The proposal, which wouldn’t take place for ten years, was debated with a dash of regret for the fading glories of St. Louis by aldermen who said they hope they will have moved on to other things when it would take effect.
“We have a small geographic area, 60 square miles,” said Alderman Steve Conway, “People will never live in the density levels they did in the 1900s.”
Another member of the Legislation Committee, Alderwoman Dionne Flowers, suggested that “urban flight is not over,” and even more people in the future will be getting out of the city.
Committee Chairwoman Phyllis Young introduced the bill to address what some have said is too many wards and too many aldermen. But not everyone on the committee was for it.
Alderman Freeman Bosley Senior, clutching half a dozen phone messages a secretary handed him from constituents, said aldermen are already “overworked.”
“There ought to be 30 aldermen,” Bosley said.
Alderman Antonio French warned cutting the board in half could mean more work for the survivors and less service for constituents.
“I worry that if we increase our constituents and increase the area that we’re responsible for by two-and-a-half, that we’re going to wind up having a two-and-a-half times busier and two-and-a-half times dumber board of aldermen,” French said.
Alderwoman Flowers expressed general support for the reduction, but suggested the board needs no less than 14 aldermen and they’d have to be full time. (Currently , the aldermen make about $32,000 for what’s classified as a part time job, although many say it’s really full time with all the meetings and phone calls.)
Alderwoman Marlene Davis was the low bidder, proposing that the board could do with even fewer than a dozen aldermen.
“If we could get it down to the bare bones, I would prefer six-to-eight,” Davis said.
Alderman Jeffery Boyd says he’s open to considering a smaller board, but has concerns about a weaker legislative branch being vulnerable to pressure from the mayor’s office to pass legislation.
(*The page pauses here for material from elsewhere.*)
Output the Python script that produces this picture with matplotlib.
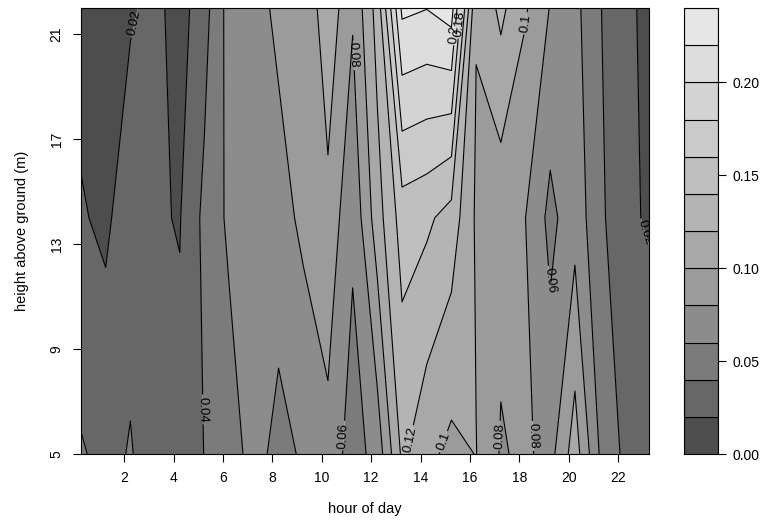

“Not only the mayor,” Boyd said, “but easy to influence by special interest groups. And I like to use the word manipulate.”
No vote was taken during the Thursday session, after Alderman Joe Roddy discovered a technical flaw in the wording that he said “would’ve caused a train wreck” related to when aldermen in odd and even numbered wards face re-election at different times.
Sponsor Phyllis Young took the bill back to the kitchen for more seasoning, but she hopes to get it through committee and passed by the full board before the July recess. Her plan is to put it on the November ballot. In order to make the necessary changes to the city charter, city voters would have to approve the plan by a 60 percent margin.
There’s no word yet on what they would do with the extra desks, or how the remaining desks might be re-arranged.